With Raymond out with that ankle injury and Smith ejected early from the Vikings’ Week 5 home win over Tennessee, Blanton saw extensive action alongside Sanford and played well.
"It was [significant]," Frazier said. "When you consider how little time he had had at the position and to go out there and play as well as he did, that was encouraging. That kind of opened all of our eyes up that, 'Hey, this guy, he has a chance when given the opportunity."
One more thing: Even before Winfield’s departure, the expectation was that second-year DB Josh Robinson would earn and keep the second starting spot at cornerback opposite Chris Cook. Robinson had bouts of inconsistency throughout his rookie season last year and was barely on the field in the final weeks as the Vikings looked for more reliable options to complete their playoff push. But there’s every expectation inside the organization that Robinson will return for 2013 more confident and better positioned for a true breakthrough.

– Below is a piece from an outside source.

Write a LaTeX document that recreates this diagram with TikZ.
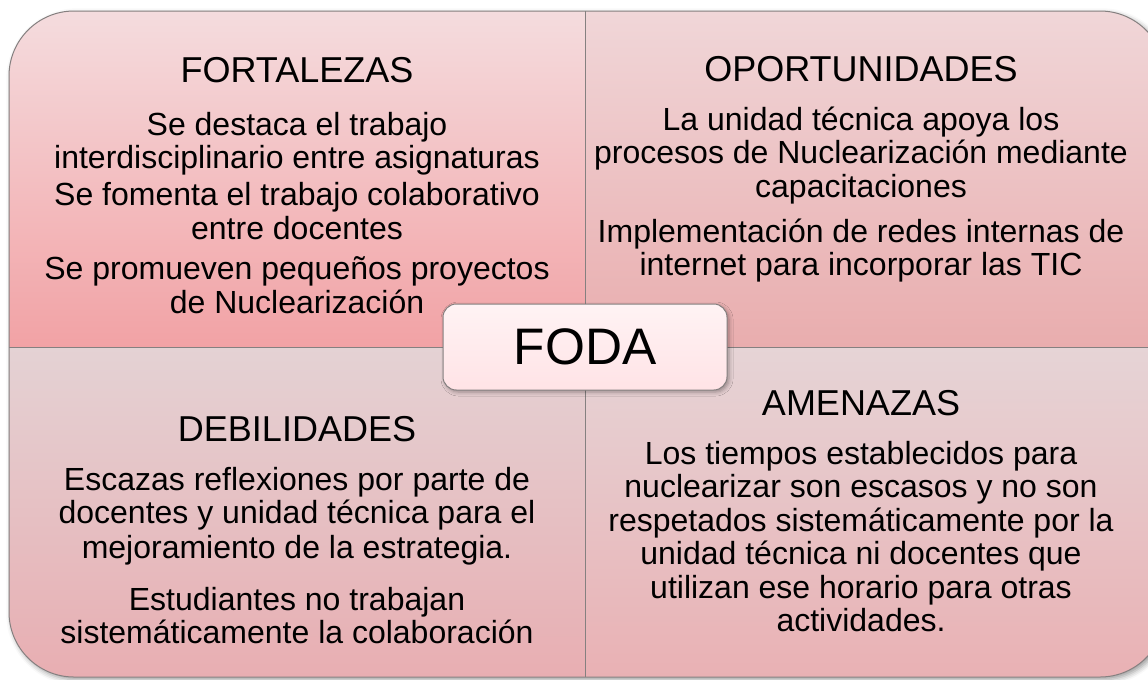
\documentclass[tikz,border=0pt]{standalone}
\usepackage{fontspec}
\setmainfont{Liberation Sans}
\usetikzlibrary{shadows.blur}
\definecolor{tlTop}{HTML}{F4DCDE}
\definecolor{tlBot}{HTML}{F2A2A5}
\definecolor{trTop}{HTML}{F0D6D8}
\definecolor{trBot}{HTML}{E9ADAE}
\definecolor{blTop}{HTML}{E4D2D4}
\definecolor{blBot}{HTML}{E8AEB2}
\definecolor{brTop}{HTML}{E6D4D6}
\definecolor{brBot}{HTML}{E9B1B4}
\definecolor{fodaTop}{HTML}{FFF3F4}
\definecolor{fodaBot}{HTML}{FFE3E6}
\definecolor{edge}{HTML}{858080}
\tikzset{
  body/.style={anchor=base, inner sep=0pt, font=\fontsize{24pt}{28pt}\selectfont},
  ttl/.style={anchor=base, inner sep=0pt, font=\fontsize{27pt}{32pt}\selectfont},
  quad/.style={draw=none},
  divider/.style={draw=edge, line width=0.75pt},
  fodabox/.style={draw=edge, line width=0.75pt, rounded corners=10pt,
    top color=fodaTop, bottom color=fodaBot,
    minimum width=213pt, minimum height=64.5pt, inner sep=0pt,
    font=\fontsize{38.5pt}{44pt}\selectfont,
    blur shadow={shadow xshift=1.5pt, shadow yshift=-1.5pt, shadow blur radius=3pt, shadow opacity=35}}
}
\begin{document}
\begin{tikzpicture}[x=0.75pt, y=-0.75pt]
\useasboundingbox (0,0) rectangle (1148,679);
\clip (0,0) rectangle (1148,679);
% outer shadow
\path[fill=white, rounded corners=48.75pt,
  blur shadow={shadow xshift=2pt, shadow yshift=-2pt, shadow blur radius=4pt, shadow opacity=40}]
  (9,11) rectangle (1165,677);
% quadrants
\shade[quad, top color=tlTop, bottom color=tlBot]
  (585,347) -- (9,347) -- (9,76) arc[start angle=180, end angle=90, radius=48.75pt] -- (585,11) -- cycle;
\shade[quad, top color=trTop, bottom color=trBot]
  (585,347) -- (585,11) -- (1100,11) arc[start angle=90, end angle=0, radius=48.75pt] -- (1165,347) -- cycle;
\shade[quad, top color=brTop, bottom color=brBot]
  (585,347) -- (1165,347) -- (1165,612) arc[start angle=0, end angle=-90, radius=48.75pt] -- (585,677) -- cycle;
\shade[quad, top color=blTop, bottom color=blBot]
  (585,347) -- (585,677) -- (74,677) arc[start angle=270, end angle=180, radius=48.75pt] -- (9,347) -- cycle;
% outline and dividers
\draw[divider, rounded corners=48.75pt] (9,11) rectangle (1165,677);
\coordinate (vt) at (585,11);
\coordinate (vb) at (585,677);
\coordinate (hl) at (9,347);
\coordinate (hr) at (1165,347);
\draw[divider] (vt) -- (vb);
\draw[divider] (hl) -- (hr);
% center box
\node[fodabox] (foda) at (585,347) {FODA};
% FORTALEZAS
\node[ttl] (tlt) at (297,82) {FORTALEZAS};
\node[body] (tl1) at (297,135) {Se destaca el trabajo};
\node[body] (tl2) at (297,168.5) {interdisciplinario entre asignaturas};
\node[body] (tl3) at (297,205) {Se fomenta el trabajo colaborativo};
\node[body] (tl4) at (297,239.5) {entre docentes};
\node[body] (tl5) at (297,279) {Se promueven pequeños proyectos};
\node[body] (tl6) at (297,313) {de Nuclearización};
% OPORTUNIDADES
\node[ttl] (trt) at (861,81) {OPORTUNIDADES};
\node[body] (tr1) at (861,130) {La unidad técnica apoya los};
\node[body] (tr2) at (861,163.5) {procesos de Nuclearización mediante};
\node[body] (tr3) at (861,197) {capacitaciones};
\node[body] (tr4) at (861,242) {Implementación de redes internas de};
\node[body] (tr5) at (861,275) {internet para incorporar las TIC};
% DEBILIDADES
\node[ttl] (blt) at (297,441) {DEBILIDADES};
\node[body] (bl1) at (297,490) {Escazas reflexiones por parte de};
\node[body] (bl2) at (297,523) {docentes y unidad técnica para el};
\node[body] (bl3) at (297,558) {mejoramiento de la estrategia.};
\node[body] (bl4) at (297,610) {Estudiantes no trabajan};
\node[body] (bl5) at (297,643) {sistemáticamente la colaboración};
% AMENAZAS
\node[ttl] (brt) at (861,415) {AMENAZAS};
\node[body] (br1) at (861,464) {Los tiempos establecidos para};
\node[body] (br2) at (861,497.5) {nuclearizar son escasos y no son};
\node[body] (br3) at (861,531) {respetados sistemáticamente por la};
\node[body] (br4) at (861,564.5) {unidad técnica ni docentes que};
\node[body] (br5) at (861,598) {utilizan ese horario para otras};
\node[body] (br6) at (861,631) {actividades.};
\end{tikzpicture}
\end{document}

“He needs to win that starting job to make us a better team,” Frazier said.
Frazier knows Robinson has rare athleticism. He also realized Robinson was only 21 years old last season after entering the NFL after his junior season at Central Florida.
Still, there were plenty of eye-catching moments delivered, none more memorable to Frazier than the nifty interception and 44-yard return Robinson delivered in the first quarter of a 21-14 Week 14 win over Chicago.
“When he made that catch, the ball was away from him. It could’ve been a drop easily,” Frazier said. “He makes that grab and has the awareness to take it down the sideline and almost scored. When you see plays like that, you know there is something there that every guy doesn’t have that plays that position. And that lets you know if you can develop some consistency, you’ve got a chance to develop a very, very good player. He’s as fast as anybody in our league. But then to see the eye-hand coordination and the ability to be able to make those types of plays, that’s big.”